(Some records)
:::::

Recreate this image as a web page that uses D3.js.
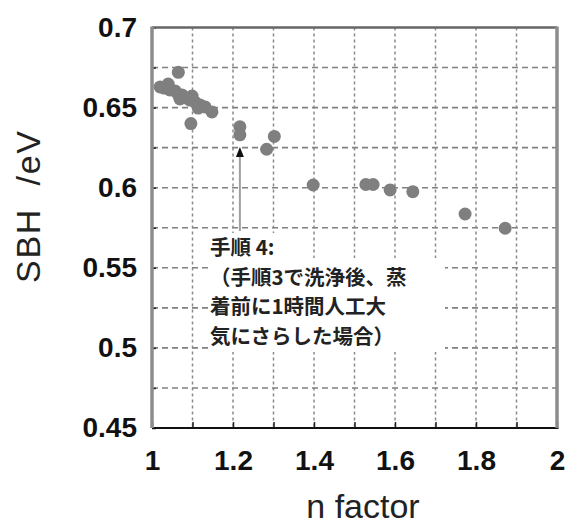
<!DOCTYPE html>
<html>
<head>
<meta charset="utf-8">
<script src="https://cdn.jsdelivr.net/npm/d3@7"></script>
<style>
  body { margin: 0; background: #fff; }
  svg { display: block; }
</style>
</head>
<body>
<div id="chart"></div>
<script>
// data
const nFactor = [1.020, 1.030, 1.040, 1.044, 1.057, 1.064, 1.069, 1.074, 1.084, 1.094, 1.099,
                 1.106, 1.114, 1.119, 1.131, 1.148, 1.065, 1.096,
                 1.217, 1.217, 1.283, 1.302,
                 1.398, 1.528, 1.546, 1.588, 1.644, 1.773, 1.872]
const sbh = [0.6629, 0.6622, 0.6647, 0.6610, 0.6604, 0.6585, 0.6554, 0.6579, 0.6560, 0.6547, 0.6572,
             0.6535, 0.6497, 0.6516, 0.6504, 0.6473, 0.6720, 0.6400,
             0.6380, 0.6330, 0.6240, 0.6320,
             0.6017, 0.6020, 0.6020, 0.5986, 0.5975, 0.5836, 0.5747]
const xTicks = [1, 1.1, 1.2, 1.3, 1.4, 1.5, 1.6, 1.7, 1.8, 1.9, 2]
const xLabels = [1, 1.2, 1.4, 1.6, 1.8, 2]
const yTicks = [0.45, 0.475, 0.5, 0.525, 0.55, 0.575, 0.6, 0.625, 0.65, 0.675, 0.7]
const yLabels = [0.45, 0.5, 0.55, 0.6, 0.65, 0.7]
const noteLines = ['手順 4:', '（手順3で洗浄後、蒸', '着前に1時間人工大', '気にさらした場合）']
const arrowAt = {n: 1.217, v: 0.6235}

const points = nFactor.map((n, i) => ({n: n, v: sbh[i]}))

var chart_width  = 567;
var chart_height = 524;
// plot box (note: "top" is reserved on window, so use a prefix)
var pLeft = 152, pRight = 557, pTop = 27.5, pBottom = 428;

var svg = d3.select('#chart')
    .append('svg')
    .attr('width', chart_width)
    .attr('height', chart_height)
    .style('background', '#fff');

const x_scale = d3.scaleLinear().domain([1, 2]).range([pLeft, pRight])
const y_scale = d3.scaleLinear().domain([0.45, 0.7]).range([pBottom, pTop])

// grid
svg.append('g').selectAll('line')
    .data(yTicks.filter(d => d > 0.45 && d < 0.7))
    .enter().append('line')
    .attr('x1', pLeft).attr('x2', pRight)
    .attr('y1', d => y_scale(d)).attr('y2', d => y_scale(d))
    .attr('stroke', '#808080').attr('stroke-width', 1.6)
    .attr('stroke-dasharray', '6,4')

svg.append('g').selectAll('line')
    .data(xTicks.filter(d => d > 1 && d < 2))
    .enter().append('line')
    .attr('y1', pTop).attr('y2', pBottom)
    .attr('x1', d => x_scale(d)).attr('x2', d => x_scale(d))
    .attr('stroke', '#8a8a8a').attr('stroke-width', 1.5)
    .attr('stroke-dasharray', '3,3')

// white box behind the note
const noteX = 210, noteY = 248, noteStep = 29.5
svg.append('rect').attr('x', noteX - 5).attr('y', 233).attr('width', 75).attr('height', 27).attr('fill', '#fff')
svg.append('rect').attr('x', noteX + 2).attr('y', 258).attr('width', 233).attr('height', 94).attr('fill', '#fff')

// axes (ticks point inward)
const yAxis = d3.axisLeft(y_scale)
    .tickValues(yTicks)
    .tickSize(-4)
    .tickPadding(15)
    .tickFormat(d => yLabels.some(l => Math.abs(l - d) < 1e-6) ? d3.format('')(+d.toFixed(3)) : '')
const gy = svg.append('g').attr('transform', `translate(${pLeft},0)`).call(yAxis)

const xAxis = d3.axisBottom(x_scale)
    .tickValues(xTicks)
    .tickSize(-6)
    .tickPadding(22)
    .tickFormat(d => xLabels.some(l => Math.abs(l - d) < 1e-6) ? d3.format('')(+d.toFixed(1)) : '')
const gx = svg.append('g').attr('transform', `translate(0,${pBottom})`).call(xAxis)

;[gx, gy].forEach(g => {
    g.select('.domain').remove()
    g.selectAll('line').attr('stroke', '#222').attr('stroke-width', 1.5)
    g.selectAll('text')
        .attr('font-family', '"Liberation Sans", Arial, sans-serif')
        .attr('font-size', 28)
        .attr('font-weight', 'bold')
        .attr('fill', '#111')
})

// frame
svg.append('line').attr('x1', pLeft).attr('x2', pRight).attr('y1', pTop).attr('y2', pTop)
    .attr('stroke', '#666').attr('stroke-width', 2.5)
svg.append('line').attr('x1', pLeft).attr('x2', pRight + 1.5).attr('y1', pBottom).attr('y2', pBottom)
    .attr('stroke', '#111').attr('stroke-width', 2)
svg.append('line').attr('x1', pLeft).attr('x2', pLeft).attr('y1', pTop - 1).attr('y2', pBottom)
    .attr('stroke', '#8c8c8c').attr('stroke-width', 3.5)
svg.append('line').attr('x1', pRight).attr('x2', pRight).attr('y1', pTop - 1).attr('y2', pBottom)
    .attr('stroke', '#8c8c8c').attr('stroke-width', 3.5)

// points
svg.append('g').selectAll('circle')
    .data(points)
    .enter().append('circle')
    .attr('cx', d => x_scale(d.n))
    .attr('cy', d => y_scale(d.v))
    .attr('r', 6.5)
    .attr('fill', '#7f7f7f')

// arrow
const ax = x_scale(arrowAt.n), ay = y_scale(arrowAt.v)
svg.append('line').attr('x1', ax).attr('x2', ax).attr('y1', 231).attr('y2', ay + 6)
    .attr('stroke', '#a0a0a0').attr('stroke-width', 2)
svg.append('path')
    .attr('d', `M${ax},${ay - 3} L${ax - 4},${ay + 7} L${ax + 4},${ay + 7} Z`)
    .attr('fill', '#111')

// note text
svg.append('g').selectAll('text')
    .data(noteLines)
    .enter().append('text')
    .attr('x', noteX)
    .attr('y', (d, i) => noteY + i * noteStep)
    .attr('dy', '0.35em')
    .attr('font-family', '"Noto Sans CJK JP", sans-serif')
    .attr('font-size', 20.5)
    .attr('font-weight', 'bold')
    .attr('fill', '#222')
    .text(d => d)

// axis titles
svg.append('text')
    .attr('transform', `translate(40,207) rotate(-90)`)
    .attr('text-anchor', 'middle')
    .attr('font-family', '"Liberation Sans", Arial, sans-serif')
    .attr('font-size', 34)
    .attr('fill', '#222')
    .attr('xml:space', 'preserve')
    .attr('textLength', 152)
    .attr('lengthAdjust', 'spacing')
    .text('SBH  /eV')

svg.append('text')
    .attr('x', 363).attr('y', 518)
    .attr('text-anchor', 'middle')
    .attr('font-family', '"Liberation Sans", Arial, sans-serif')
    .attr('font-size', 34)
    .attr('fill', '#222')
    .text('n factor')
</script>
</body>
</html>
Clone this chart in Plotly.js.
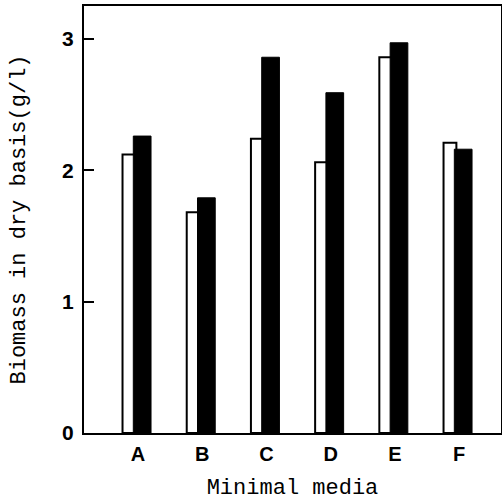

:::::

Return all of the data exactly as written, and drop the pictures.

Output below ->
Recreate this image as a web page that uses D3.js.
<!DOCTYPE html>
<html>
<head>
<meta charset="utf-8">
<script src="https://cdn.jsdelivr.net/npm/d3@7"></script>
<style>
  body { margin: 0; background: #fff; }
  svg { display: block; }
</style>
</head>
<body>
<div id="chart"></div>
<script>
// data
const nFactor = [1.020, 1.030, 1.040, 1.044, 1.057, 1.064, 1.069, 1.074, 1.084, 1.094, 1.099,
                 1.106, 1.114, 1.119, 1.131, 1.148, 1.065, 1.096,
                 1.217, 1.217, 1.283, 1.302,
                 1.398, 1.528, 1.546, 1.588, 1.644, 1.773, 1.872]
const sbh = [0.6629, 0.6622, 0.6647, 0.6610, 0.6604, 0.6585, 0.6554, 0.6579, 0.6560, 0.6547, 0.6572,
             0.6535, 0.6497, 0.6516, 0.6504, 0.6473, 0.6720, 0.6400,
             0.6380, 0.6330, 0.6240, 0.6320,
             0.6017, 0.6020, 0.6020, 0.5986, 0.5975, 0.5836, 0.5747]
const xTicks = [1, 1.1, 1.2, 1.3, 1.4, 1.5, 1.6, 1.7, 1.8, 1.9, 2]
const xLabels = [1, 1.2, 1.4, 1.6, 1.8, 2]
const yTicks = [0.45, 0.475, 0.5, 0.525, 0.55, 0.575, 0.6, 0.625, 0.65, 0.675, 0.7]
const yLabels = [0.45, 0.5, 0.55, 0.6, 0.65, 0.7]
const noteLines = ['手順 4:', '（手順3で洗浄後、蒸', '着前に1時間人工大', '気にさらした場合）']
const arrowAt = {n: 1.217, v: 0.6235}

const points = nFactor.map((n, i) => ({n: n, v: sbh[i]}))

var chart_width  = 567;
var chart_height = 524;
// plot box (note: "top" is reserved on window, so use a prefix)
var pLeft = 152, pRight = 557, pTop = 27.5, pBottom = 428;

var svg = d3.select('#chart')
    .append('svg')
    .attr('width', chart_width)
    .attr('height', chart_height)
    .style('background', '#fff');

const x_scale = d3.scaleLinear().domain([1, 2]).range([pLeft, pRight])
const y_scale = d3.scaleLinear().domain([0.45, 0.7]).range([pBottom, pTop])

// grid
svg.append('g').selectAll('line')
    .data(yTicks.filter(d => d > 0.45 && d < 0.7))
    .enter().append('line')
    .attr('x1', pLeft).attr('x2', pRight)
    .attr('y1', d => y_scale(d)).attr('y2', d => y_scale(d))
    .attr('stroke', '#808080').attr('stroke-width', 1.6)
    .attr('stroke-dasharray', '6,4')

svg.append('g').selectAll('line')
    .data(xTicks.filter(d => d > 1 && d < 2))
    .enter().append('line')
    .attr('y1', pTop).attr('y2', pBottom)
    .attr('x1', d => x_scale(d)).attr('x2', d => x_scale(d))
    .attr('stroke', '#8a8a8a').attr('stroke-width', 1.5)
    .attr('stroke-dasharray', '3,3')

// white box behind the note
const noteX = 210, noteY = 248, noteStep = 29.5
svg.append('rect').attr('x', noteX - 5).attr('y', 233).attr('width', 75).attr('height', 27).attr('fill', '#fff')
svg.append('rect').attr('x', noteX + 2).attr('y', 258).attr('width', 233).attr('height', 94).attr('fill', '#fff')

// axes (ticks point inward)
const yAxis = d3.axisLeft(y_scale)
    .tickValues(yTicks)
    .tickSize(-4)
    .tickPadding(15)
    .tickFormat(d => yLabels.some(l => Math.abs(l - d) < 1e-6) ? d3.format('')(+d.toFixed(3)) : '')
const gy = svg.append('g').attr('transform', `translate(${pLeft},0)`).call(yAxis)

const xAxis = d3.axisBottom(x_scale)
    .tickValues(xTicks)
    .tickSize(-6)
    .tickPadding(22)
    .tickFormat(d => xLabels.some(l => Math.abs(l - d) < 1e-6) ? d3.format('')(+d.toFixed(1)) : '')
const gx = svg.append('g').attr('transform', `translate(0,${pBottom})`).call(xAxis)

;[gx, gy].forEach(g => {
    g.select('.domain').remove()
    g.selectAll('line').attr('stroke', '#222').attr('stroke-width', 1.5)
    g.selectAll('text')
        .attr('font-family', '"Liberation Sans", Arial, sans-serif')
        .attr('font-size', 28)
        .attr('font-weight', 'bold')
        .attr('fill', '#111')
})

// frame
svg.append('line').attr('x1', pLeft).attr('x2', pRight).attr('y1', pTop).attr('y2', pTop)
    .attr('stroke', '#666').attr('stroke-width', 2.5)
svg.append('line').attr('x1', pLeft).attr('x2', pRight + 1.5).attr('y1', pBottom).attr('y2', pBottom)
    .attr('stroke', '#111').attr('stroke-width', 2)
svg.append('line').attr('x1', pLeft).attr('x2', pLeft).attr('y1', pTop - 1).attr('y2', pBottom)
    .attr('stroke', '#8c8c8c').attr('stroke-width', 3.5)
svg.append('line').attr('x1', pRight).attr('x2', pRight).attr('y1', pTop - 1).attr('y2', pBottom)
    .attr('stroke', '#8c8c8c').attr('stroke-width', 3.5)

// points
svg.append('g').selectAll('circle')
    .data(points)
    .enter().append('circle')
    .attr('cx', d => x_scale(d.n))
    .attr('cy', d => y_scale(d.v))
    .attr('r', 6.5)
    .attr('fill', '#7f7f7f')

// arrow
const ax = x_scale(arrowAt.n), ay = y_scale(arrowAt.v)
svg.append('line').attr('x1', ax).attr('x2', ax).attr('y1', 231).attr('y2', ay + 6)
    .attr('stroke', '#a0a0a0').attr('stroke-width', 2)
svg.append('path')
    .attr('d', `M${ax},${ay - 3} L${ax - 4},${ay + 7} L${ax + 4},${ay + 7} Z`)
    .attr('fill', '#111')

// note text
svg.append('g').selectAll('text')
    .data(noteLines)
    .enter().append('text')
    .attr('x', noteX)
    .attr('y', (d, i) => noteY + i * noteStep)
    .attr('dy', '0.35em')
    .attr('font-family', '"Noto Sans CJK JP", sans-serif')
    .attr('font-size', 20.5)
    .attr('font-weight', 'bold')
    .attr('fill', '#222')
    .text(d => d)

// axis titles
svg.append('text')
    .attr('transform', `translate(40,207) rotate(-90)`)
    .attr('text-anchor', 'middle')
    .attr('font-family', '"Liberation Sans", Arial, sans-serif')
    .attr('font-size', 34)
    .attr('fill', '#222')
    .attr('xml:space', 'preserve')
    .attr('textLength', 152)
    .attr('lengthAdjust', 'spacing')
    .text('SBH  /eV')

svg.append('text')
    .attr('x', 363).attr('y', 518)
    .attr('text-anchor', 'middle')
    .attr('font-family', '"Liberation Sans", Arial, sans-serif')
    .attr('font-size', 34)
    .attr('fill', '#222')
    .text('n factor')
</script>
</body>
</html>
Clone this chart in Plotly.js.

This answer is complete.